In the context of CRO and A/B testing, a hypothesis is a structured, falsifiable prediction that states what change you will make, why you expect it to work (based on evidence), and what outcome you anticipate on a specific metric. A well-formed hypothesis is the foundation of a rigorous experiment — it prevents teams from running tests without a clear rationale and forces them to commit to what "winning" looks like before the test starts.
There is no mathematical formula, but a reliable hypothesis structure is:
"Because [observation/evidence], we believe that [proposed change] for [audience segment] will cause [expected outcome] as measured by [metric]."
Example: "Because our session recordings show that 68% of mobile users who reach checkout drop off at the address form, we believe that reducing the address form to 3 required fields (instead of 7) for returning customers will reduce checkout abandonment rate from 68% to below 55%, as measured by completed purchases."
Every element serves a purpose: the observation justifies the test, the change is specific and buildable, the audience is defined, the outcome is measurable.

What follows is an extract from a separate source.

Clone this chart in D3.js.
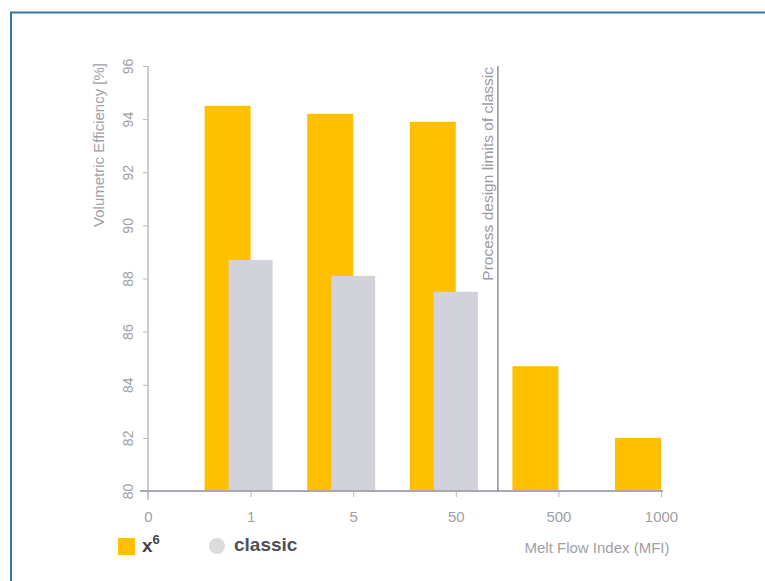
<!DOCTYPE html>
<html><head><meta charset="utf-8">
<script src="https://cdn.jsdelivr.net/npm/d3@7"></script>
<style>
html,body{margin:0;padding:0;background:#fff;}
svg{display:block;font-family:"Liberation Sans",Arial,sans-serif;}
</style></head>
<body>
<svg id="c" width="765" height="581"></svg>
<script>
const tickLabels = ["0","1","5","50","500","1000"];
const categories = ["1","5","50","500","1000"];
const x6Values = [94.5, 94.2, 93.9, 84.7, 82.0];
const classicValues = [88.7, 88.1, 87.5, null, null];
const yTicks = [80,82,84,86,88,90,92,94,96];

const svg = d3.select("#c");
// frame
svg.append("path").attr("d","M11,590V12.5H780").attr("fill","none").attr("stroke","#2f79a8").attr("stroke-width",2);

const x = d3.scalePoint().domain(tickLabels).range([148,661]);
const y = d3.scaleLinear().domain([80,96]).range([491,66]);
const step = x.step();

const axisCol = "#b9b9bf", textCol = "#a0a0a4";

// bars x6
svg.append("g").selectAll("rect").data(categories).join("rect")
  .attr("x", d => x(d) - 46).attr("width", 46)
  .attr("y", (d,i) => y(x6Values[i])).attr("height", (d,i) => y(80) - y(x6Values[i]))
  .attr("fill", "#ffc000");
// bars classic
svg.append("g").selectAll("rect").data(categories.filter((d,i)=>classicValues[i]!=null)).join("rect")
  .attr("x", d => x(d) - 22).attr("width", 44)
  .attr("y", (d,i) => y(classicValues[i])).attr("height", (d,i) => y(80) - y(classicValues[i]))
  .attr("fill", "#d1d2da");

// y axis
const ya = svg.append("g").attr("transform","translate(148,0)")
  .call(d3.axisLeft(y).tickValues(yTicks).tickSize(5).tickPadding(0));
ya.select(".domain").remove();
ya.selectAll(".tick line").attr("stroke", axisCol);
ya.selectAll(".tick text").attr("fill", textCol).attr("font-size", 14)
  .attr("transform","translate(-20,0) rotate(-90)").attr("text-anchor","middle").attr("dy","0.35em").attr("x",0);
svg.append("line").attr("x1",148).attr("x2",148).attr("y1",y(96)).attr("y2",y(80)+9).attr("stroke",axisCol).attr("stroke-width",1.5);

// x axis
const xa = svg.append("g").attr("transform",`translate(0,${y(80)})`)
  .call(d3.axisBottom(x).tickSize(6).tickPadding(14));
xa.select(".domain").remove();
xa.selectAll(".tick line").attr("stroke", axisCol);
xa.selectAll(".tick text").attr("fill", textCol).attr("font-size", 15);
svg.append("line").attr("x1",140).attr("x2",663).attr("y1",y(80)).attr("y2",y(80)).attr("stroke","#a8a8b0").attr("stroke-width",2);

// y label
svg.append("text").attr("transform",`translate(104,${y(96)-3}) rotate(-90)`).attr("text-anchor","end")
  .attr("fill",textCol).attr("font-size",15).text("Volumetric Efficiency [%]");

// limit line
const lx = x("50") + step*0.41;
svg.append("line").attr("x1",lx).attr("x2",lx).attr("y1",y(96)).attr("y2",y(80)).attr("stroke","#8d8d93").attr("stroke-width",1.5);
svg.append("text").attr("transform",`translate(${lx-5},${y(96)+1}) rotate(-90)`).attr("text-anchor","end")
  .attr("fill","#9a9aa6").attr("font-size",15.5).text("Process design limits of classic");

// x label
svg.append("text").attr("x",597).attr("y",553).attr("text-anchor","middle").attr("fill",textCol).attr("font-size",15)
  .text("Melt Flow Index (MFI)");

// legend
svg.append("rect").attr("x",118).attr("y",538).attr("width",17).attr("height",17).attr("fill","#ffc000");
const t = svg.append("text").attr("x",142).attr("y",552).attr("fill","#444").attr("font-size",19).attr("font-weight","bold");
t.append("tspan").text("x");
t.append("tspan").attr("dy",-8).attr("font-size",13).text("6");
svg.append("circle").attr("cx",217).attr("cy",546).attr("r",8).attr("fill","#dcdcdf");
svg.append("text").attr("x",234).attr("y",551).attr("fill","#505055").attr("font-size",19).attr("font-weight","bold").text("classic");
</script>
</body></html>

Why Hypothesis Matters for Ecommerce
Running an A/B test without a hypothesis is just changing things and hoping something improves. A hypothesis-driven process ensures every test contributes to a body of knowledge — even losing tests tell you something definitive about your customers. For Shopify brands with limited monthly traffic, this matters enormously. You may only be able to run 3–4 tests per month at statistical significance. A strong hypothesis makes each test count by grounding it in real evidence rather than opinion. Teams that document hypotheses and outcomes also build an institutional memory that prevents repeating failed experiments.
Real-World Example
The CRO team at Pilgrim (Indian D2C skincare brand) reviews their funnel data and notices that the PDP to add-to-cart rate for their hair care range is 12%, significantly below their skincare range at 21%. Session recordings reveal users are scrolling past the product description without reading the ingredients section. Hypothesis: "Because users are not engaging with our ingredient list (average scroll depth stops at 40% on hair care PDPs), we believe moving the 'hero ingredient callout' above the fold and replacing dense text with icons will increase add-to-cart rate from 12% to at least 16%, as measured over a 3-week test."
How to Improve / Optimize Hypotheses
- Always anchor to data: Every hypothesis should cite an observation from analytics, heatmaps, session recordings, or customer feedback. "I think users find it confusing" is not a valid observation.
- One change per hypothesis: Testing multiple changes in a single experiment makes it impossible to know which change drove the result.
- Define the metric upfront: Primary metric (the one that decides win/loss) must be specified before the test launches. Post-hoc metric selection is a common source of false positives.
- Specify the audience segment: A hypothesis that applies to "all users" may mask important differences between mobile and desktop users, or new versus returning customers.
- Set a minimum detectable effect: Decide what lift in your metric would be meaningful to the business. Running a test to detect a 0.1% change is rarely worth the traffic cost.
Hypothesis in A/B Testing
Every A/B test is the operationalisation of a hypothesis. When a test concludes, the outcome — win, loss, or inconclusive — should be recorded against the original hypothesis, contributing to a searchable experiment library that future test ideas can reference.